Question

featureCounts log: "WARNING contig is not found in the provided genome file!"

0

Entering edit mode

4.8 years ago

Andrés Ribone ▴ 60

Hi, I'm working with sunflower (Helianthus annuus) RNAseq data. I mapped my read to the XRQ genome, and then tried to count reads using featureCounts.

gff=/path/to/file/HanXRQr1.0-20151230-EGN-r1.2.gff3
genome=/path/to/file/HanXRQr1.0-20151230.fa
bamdir=/path/to/bams/

featureCounts -T 40 -g ID -t gene -a $gff -p --primary --byReadGroup -J -G $genome-o all.pe.gene $bamdir/*.bam > all.pe.gene.log 2>&1 ;

The software runs without problem and produces the result files, but at the end of the log file, the penultimate line exactly, I got the warning:

WARNING contig 'HanXRQCP' is not found in the provided genome file!

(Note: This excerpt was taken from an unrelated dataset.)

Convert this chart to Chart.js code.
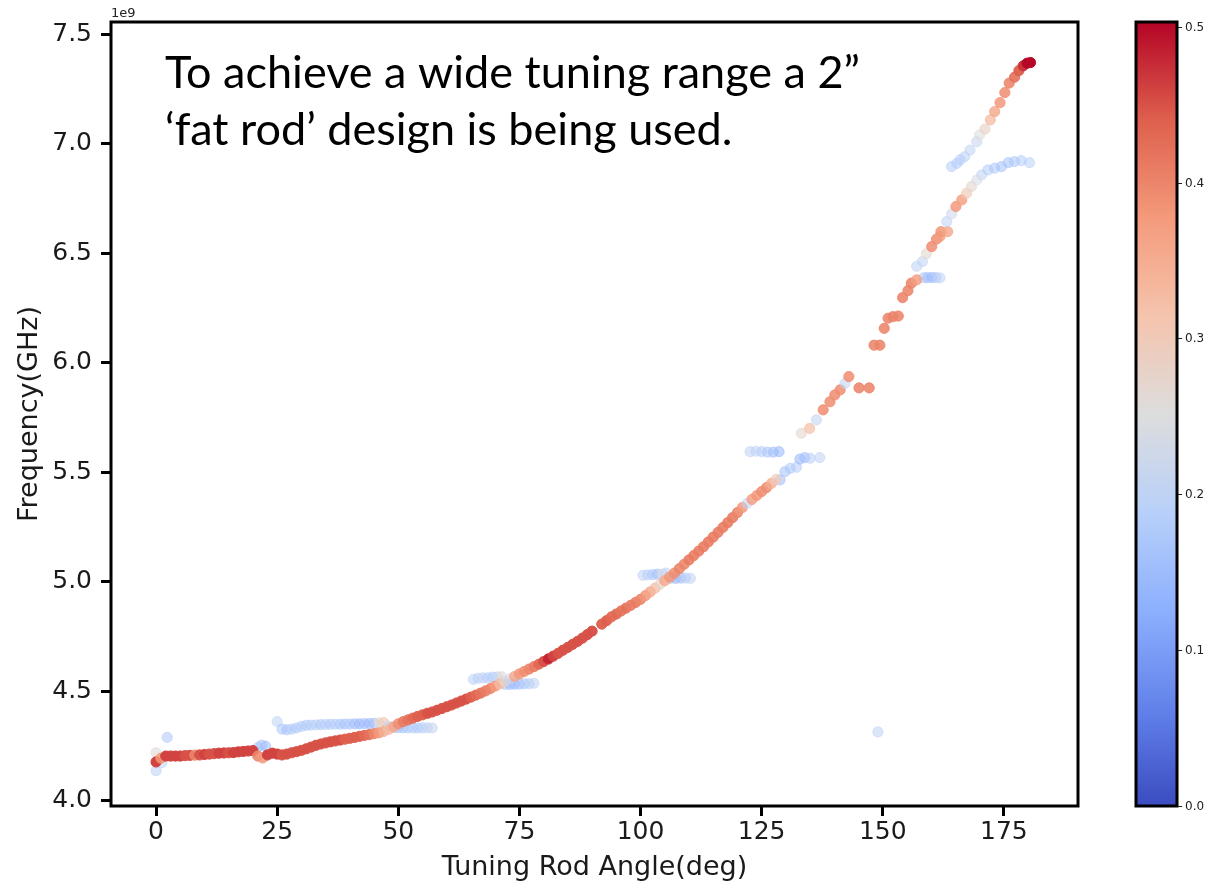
<!DOCTYPE html>
<html>
<head>
<meta charset="utf-8">
<script src="https://cdn.jsdelivr.net/npm/chart.js@4.4.0/dist/chart.umd.min.js"></script>
<style>
    html, body { margin: 0; padding: 0; background: #fff; }
    #wrap { width: 1221px; height: 886px; }
</style>
</head>
<body>
<div id="wrap"><canvas id="myChart" width="1221" height="886"></canvas></div>
<script>
// main resonance track (deg, GHz, colour value)
var mainAngle = [0,1,2,3,4,5,6,7,8,9,10,11,12,13,14,15,16,17,18,19,20,
    21,22,23,24,25,26,27,28,29,30,31,32,33,34,35,36,37,38,39,40,
    41,42,43,44,45,46,47,48,49,50,51,52,53,54,55,56,57,58,59,60,
    61,62,63,64,65,66,67,68,69,70,71,72,73,74,75,76,77,78,79,80,
    81,82,83,84,85,86,87,88,89,90,
    92,93,94,95,96,97,98,99,100,101,102,103,104,105,106,107,108,109,110,
    111,112,113,114,115,116,117,118,119,120,121,122,123,124,125,126,127,128,
    133.2,134.9,136.3,137.7,139.1,140.1,141.2,142.2,143.0,145.1,147.2,148.2,149.4,150.3,151.1,152.1,153.2,
    154.1,155.2,155.9,157.0,157.0,158.2,159.0,160.1,161.1,161.8,162.0,163.4,163.2,164.2,165.1,166.3,167.3,168.3,169.4,
    170.0,171.1,172.2,173.1,174.2,175.2,176.1,177.2,178.1,179.0,179.8,180.5];
var mainFreq = [4.178,4.195,4.205,4.205,4.205,4.205,4.207,4.208,4.209,4.21,4.212,4.214,4.216,4.218,4.219,4.22,4.221,4.224,4.226,4.228,4.23,
    4.205,4.196,4.21,4.218,4.214,4.21,4.214,4.22,4.225,4.231,4.238,4.246,4.254,4.26,4.265,4.27,4.274,4.278,4.282,4.286,
    4.29,4.295,4.299,4.303,4.307,4.311,4.317,4.326,4.338,4.352,4.362,4.37,4.378,4.386,4.393,4.4,4.406,4.414,4.422,4.43,
    4.438,4.447,4.456,4.465,4.474,4.483,4.492,4.502,4.513,4.524,4.535,4.546,4.557,4.568,4.58,4.591,4.602,4.613,4.624,4.636,
    4.648,4.661,4.674,4.688,4.701,4.715,4.728,4.743,4.759,4.775,
    4.807,4.823,4.84,4.853,4.867,4.88,4.893,4.906,4.92,4.937,4.954,4.971,4.988,5.005,5.022,5.04,5.06,5.08,5.1,
    5.12,5.14,5.16,5.182,5.204,5.226,5.248,5.27,5.293,5.316,5.339,5.358,5.376,5.394,5.412,5.43,5.449,5.468,
    5.678,5.70,5.739,5.785,5.822,5.853,5.876,5.906,5.937,5.885,5.885,6.08,6.08,6.157,6.203,6.21,6.213,
    6.297,6.329,6.363,6.378,6.44,6.462,6.497,6.53,6.564,6.576,6.598,6.598,6.644,6.679,6.713,6.743,6.773,6.804,6.834,
    7.04,7.066,7.108,7.146,7.187,7.233,7.276,7.303,7.333,7.355,7.367,7.37];
var mainC = [0.46,0.38,0.46,0.46,0.46,0.46,0.45,0.45,0.4,0.45,0.46,0.45,0.45,0.46,0.46,0.45,0.46,0.46,0.46,0.46,0.46,
    0.4,0.38,0.46,0.46,0.46,0.45,0.45,0.45,0.45,0.45,0.45,0.45,0.45,0.45,0.45,0.45,0.45,0.45,0.44,0.44,
    0.44,0.44,0.43,0.42,0.4,0.38,0.35,0.33,0.36,0.39,0.41,0.42,0.43,0.44,0.44,0.45,0.45,0.45,0.45,0.45,
    0.45,0.45,0.45,0.45,0.44,0.43,0.42,0.41,0.4,0.38,0.33,0.27,0.22,0.36,0.38,0.39,0.4,0.41,0.43,0.45,
    0.48,0.46,0.45,0.45,0.45,0.45,0.45,0.45,0.45,0.45,
    0.44,0.44,0.43,0.43,0.42,0.42,0.41,0.41,0.4,0.38,0.36,0.33,0.28,0.36,0.38,0.39,0.4,0.4,0.41,
    0.41,0.41,0.41,0.41,0.41,0.41,0.41,0.41,0.41,0.4,0.38,0.2,0.37,0.38,0.39,0.39,0.35,0.3,
    0.27,0.32,0.2,0.39,0.39,0.39,0.39,0.2,0.39,0.4,0.4,0.4,0.4,0.4,0.4,0.4,0.4,
    0.4,0.4,0.4,0.37,0.2,0.2,0.27,0.39,0.39,0.37,0.38,0.36,0.2,0.22,0.38,0.37,0.3,0.27,0.24,
    0.25,0.28,0.33,0.36,0.38,0.39,0.4,0.42,0.44,0.47,0.5,0.5];

// other (low colour value) modes crossing the main track
var sideAngle = [0,0,1.2,2.3, 21,21.8,22.6,
    25,26,27,28,29,30,31,32,33,34,35,36,37,38,39,40,41,42,43,44,45,46,47,48,49,50,51,52,53,54,55,56,57,
    65.5,66.5,67.5,68.5,69.5,70.5,71.3, 72,73,74,75,76,77,78,
    100.5,101.5,102.5,103.5,104.5,105.3, 106.3,107.3,108.3,109.3,110.3,
    122.6,123.8,125,126.2,127.4,128.6,
    128.8,129.8,130.9,132.2,132.9,133.9,135,137,
    149,
    158.5,159.3,160.2,161.0,161.8,
    164.2,165.3,166.0,166.9,168.0,169.4,
    170.4,171.7,173.1,174.5,175.9,177.2,178.6,180.3];
var sideFreq = [4.22,4.138,4.175,4.29, 4.245,4.255,4.25,
    4.362,4.328,4.325,4.328,4.333,4.34,4.345,4.346,4.347,4.348,4.349,4.35,4.35,4.35,4.351,4.351,4.352,4.352,4.353,4.353,4.354,4.356,4.358,4.34,4.336,4.335,4.334,4.334,4.333,4.333,4.334,4.334,4.333,
    4.555,4.56,4.562,4.562,4.565,4.566,4.567, 4.532,4.532,4.533,4.533,4.535,4.535,4.537,
    5.03,5.032,5.033,5.035,5.036,5.04, 5.016,5.016,5.017,5.017,5.016,
    5.594,5.596,5.594,5.592,5.592,5.594,
    5.465,5.503,5.518,5.523,5.56,5.567,5.564,5.567,
    4.315,
    6.388,6.388,6.389,6.388,6.387,
    6.895,6.91,6.926,6.94,6.97,7.009,
    6.857,6.88,6.888,6.895,6.913,6.918,6.922,6.913];
var sideC = [0.26,0.19,0.2,0.17, 0.18,0.16,0.15,
    0.2,0.17,0.16,0.18,0.17,0.18,0.17,0.18,0.19,0.17,0.18,0.17,0.18,0.17,0.16,0.17,0.15,0.14,0.15,0.14,0.15,0.27,0.3,0.2,0.16,0.15,0.16,0.17,0.18,0.17,0.18,0.2,0.21,
    0.19,0.19,0.2,0.18,0.18,0.2,0.26, 0.17,0.14,0.14,0.15,0.17,0.18,0.2,
    0.2,0.19,0.17,0.15,0.24,0.2, 0.17,0.14,0.15,0.18,0.2,
    0.2,0.2,0.18,0.17,0.15,0.14,
    0.15,0.16,0.17,0.18,0.14,0.15,0.18,0.2,
    0.2,
    0.17,0.15,0.14,0.17,0.2,
    0.18,0.18,0.18,0.19,0.2,0.21,
    0.2,0.18,0.17,0.16,0.16,0.17,0.18,0.19];

var xTicks = [0,25,50,75,100,125,150,175];
var yTicks = [4.0,4.5,5.0,5.5,6.0,6.5,7.0,7.5];
var cbTicks = [0.0,0.1,0.2,0.3,0.4,0.5];
var cbMax = 0.503;

var noteLines = ['To achieve a wide tuning range a 2\u201D', '\u2018fat rod\u2019 design is being used.'];

// coolwarm stops
var coolwarm = [[59,76,192],[98,130,234],[141,176,254],[184,208,249],[221,221,221],
    [245,196,173],[244,154,123],[222,96,77],[180,4,38]];

function cmap(t) {
    t = Math.max(0, Math.min(1, t));
    var p = t * (coolwarm.length - 1);
    var i = Math.min(Math.floor(p), coolwarm.length - 2);
    var f = p - i;
    return coolwarm[i].map(function (v, k) {
        return Math.round(v + (coolwarm[i + 1][k] - v) * f);
    });
}
function pointColor(c) {
    var rgb = cmap(c / cbMax);
    var a = Math.max(0.55, Math.min(1, 2 * c + 0.08));
    return 'rgba(' + rgb.join(',') + ',' + a.toFixed(2) + ')';
}
function toPoints(xs, ys) {
    return xs.map(function (x, i) { return {x: x, y: ys[i]}; });
}
function noPad(s) {
    s.paddingTop = 0;
    s.paddingBottom = 0;
    s.paddingLeft = 0;
    s.paddingRight = 0;
}

var mainColors = mainC.map(pointColor);
var sideColors = sideC.map(pointColor);

var tickFont = {family: 'DejaVu Sans', size: 25};
var titleFont = {family: 'DejaVu Sans', size: 27};

const decor = {
    id: 'decor',
    afterDraw(chart) {
        const ctx = chart.ctx;
        const a = chart.chartArea;
        const cb = chart.scales.cb;
        ctx.save();
        // frame
        ctx.lineWidth = 3;
        ctx.strokeStyle = '#000';
        ctx.strokeRect(a.left, a.top, a.right - a.left, a.bottom - a.top);

        // colorbar
        var cbLeft = 1136, cbW = 41;
        var top = cb.getPixelForValue(cbMax), bot = cb.getPixelForValue(0);
        var g = ctx.createLinearGradient(0, bot, 0, top);
        coolwarm.forEach(function (c, i) {
            g.addColorStop(i / (coolwarm.length - 1), 'rgb(' + c.join(',') + ')');
        });
        ctx.fillStyle = g;
        ctx.fillRect(cbLeft, top, cbW, bot - top);
        ctx.strokeRect(cbLeft, top, cbW, bot - top);
        ctx.lineWidth = 1;
        ctx.strokeStyle = '#222';
        ctx.fillStyle = '#222';
        ctx.font = '12px "DejaVu Sans"';
        ctx.textAlign = 'left';
        ctx.textBaseline = 'middle';
        cbTicks.forEach(function (v) {
            var y = Math.round(cb.getPixelForValue(v)) + 0.5;
            ctx.beginPath();
            ctx.moveTo(cbLeft + cbW + 1, y);
            ctx.lineTo(cbLeft + cbW + 5, y);
            ctx.stroke();
            ctx.fillText(v.toFixed(1), cbLeft + cbW + 8, y);
        });

        // offset text
        ctx.font = '13px "DejaVu Sans"';
        ctx.textBaseline = 'alphabetic';
        ctx.fillText('1e9', a.left, 17);

        // note
        ctx.fillStyle = '#000';
        ctx.font = '45px Lato';
        ctx.fillText(noteLines[0], 165, 88);
        ctx.fillText(noteLines[1], 165, 145);
        ctx.restore();
    }
};

const ctx = document.getElementById('myChart');
new Chart(ctx, {
    type: 'scatter',
    data: {
        datasets: [{
            label: 'main',
            data: toPoints(mainAngle, mainFreq),
            pointBackgroundColor: mainColors,
            pointBorderColor: mainColors,
            pointBorderWidth: 1,
            pointRadius: 5.1,
            pointHoverRadius: 5.1
        }, {
            label: 'side',
            data: toPoints(sideAngle, sideFreq),
            pointBackgroundColor: sideColors,
            pointBorderColor: sideColors,
            pointBorderWidth: 1,
            pointRadius: 5.1,
            pointHoverRadius: 5.1
        }]
    },
    options: {
        responsive: false,
        animation: false,
        events: [],
        layout: {padding: {top: 22, left: 0, right: 0, bottom: 0}},
        plugins: {legend: {display: false}, tooltip: {enabled: false}},
        scales: {
            x: {
                type: 'linear',
                min: -9.3,
                max: 190.3,
                afterFit: function (s) { s.height = 80; noPad(s); },
                afterBuildTicks: function (s) { s.ticks = xTicks.map(function (v) { return {value: v}; }); },
                border: {display: false},
                grid: {drawOnChartArea: false, drawTicks: true, tickLength: 10, tickWidth: 3, tickColor: '#000'},
                ticks: {font: tickFont, color: '#1a1a1a', padding: 1, maxRotation: 0, autoSkip: false},
                title: {display: true, text: 'Tuning Rod Angle(deg)', font: titleFont, color: '#1a1a1a', padding: {top: 0, bottom: 2}}
            },
            y: {
                type: 'linear',
                min: 3.977,
                max: 7.555,
                afterFit: function (s) { s.width = 111; noPad(s); },
                afterBuildTicks: function (s) { s.ticks = yTicks.map(function (v) { return {value: v}; }); },
                border: {display: false},
                grid: {drawOnChartArea: false, drawTicks: true, tickLength: 10, tickWidth: 3, tickColor: '#000'},
                ticks: {font: tickFont, color: '#1a1a1a', padding: 9, autoSkip: false,
                    callback: function (v) { return Number(v).toFixed(1); }},
                title: {display: true, text: 'Frequency(GHz)', font: titleFont, color: '#1a1a1a', padding: {top: 14, bottom: 0}}
            },
            cb: {
                type: 'linear',
                position: 'right',
                min: 0,
                max: cbMax,
                afterFit: function (s) { s.width = 143; noPad(s); },
                afterBuildTicks: function (s) { s.ticks = cbTicks.map(function (v) { return {value: v}; }); },
                border: {display: false},
                grid: {display: false, drawTicks: false},
                ticks: {display: false}
            }
        }
    },
    plugins: [decor]
});
</script>
</body>
</html>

The HanXRQCP chromosome (chloroplastic chromosome) is in the genome fasta file and in the gff file.
The results file show the chloroplastic genes normally, with counts and all, so the program is correctly reading the HanXRQCP in the fasta, in the bams, and in the gff.

The only thing I noted is that the order of the chromosomes in the .fasta, and in the .gff is different

Contig order in genome.fasta:

Han 1 - 17 croms
Han 1512 fragmentos
MT
CP

Contig order in .gff:

CP
Han 1512 fragmentos
Han 1 - 17 croms
MT

¿Any clue what is going on?¿Should I trust the results?

Thanks in advance

RNA-Seq featureCounts SubRead • 1.9k views

ADD COMMENT • link updated 4.8 years ago by dbpzdbpz ▴ 210 • written 4.8 years ago by Andrés Ribone ▴ 60

1

Entering edit mode

The WARNING message indicates that featureCounts didn't find the HanXRQCP sequence in the fasta file but it is mentioned in the BAM file.

Can you try this:

cat /path/to/file/HanXRQr1.0-20151230.fa | grep HanXRQCP

Maybe the format is a little tricky so featureCounts misinterpreted the sequence name.

ADD REPLY • link 4.8 years ago by dbpzdbpz ▴ 210

0

Entering edit mode

Is the chromosome/config name identical in both files? Does it contain spaces like HanXRQCP 123456bp further information? Are the names from the alignment altered?

ADD REPLY • link 4.8 years ago by michael.ante ★ 3.9k

score 1 · Answer 1 · 2020-02-10

I downloaded HanXRQr1.0-20151230.fa (I assume that it is the scaffold file on www.heliagene.org). Indeed, it has spaces in the contig names like

>HaXRQ-20151104-s00077 len=1683791

FeatureCounts treated the whole string, including "len=....", as the contig name, hence it cannot match the contig names with the contig names in the BAM file or in the annotation file.

I have amended the code to remove the part of the contig names after the space characters. The next release will contain this change. Before that, you can manually remove the extra information from the contig names:

cat HaXRQ-20151104.fa |sed 's/ len=[0-9]*$//g' > HaXRQ-20151104-fixed.fa

and use HaXRQ-20151104-fixed.fa for running featureCounts.

score 0 · Answer 2 · 2020-01-30

Did you sort your bam by readname or by coordinates? You can try sorting as per the required input to feature counts.

If your contig is not too large. You can upload the bam in igv and manually count the reads and correlate with featurecounts output.

If it is too large run bedtools coverage to see how many reads overlap within your contig of interest.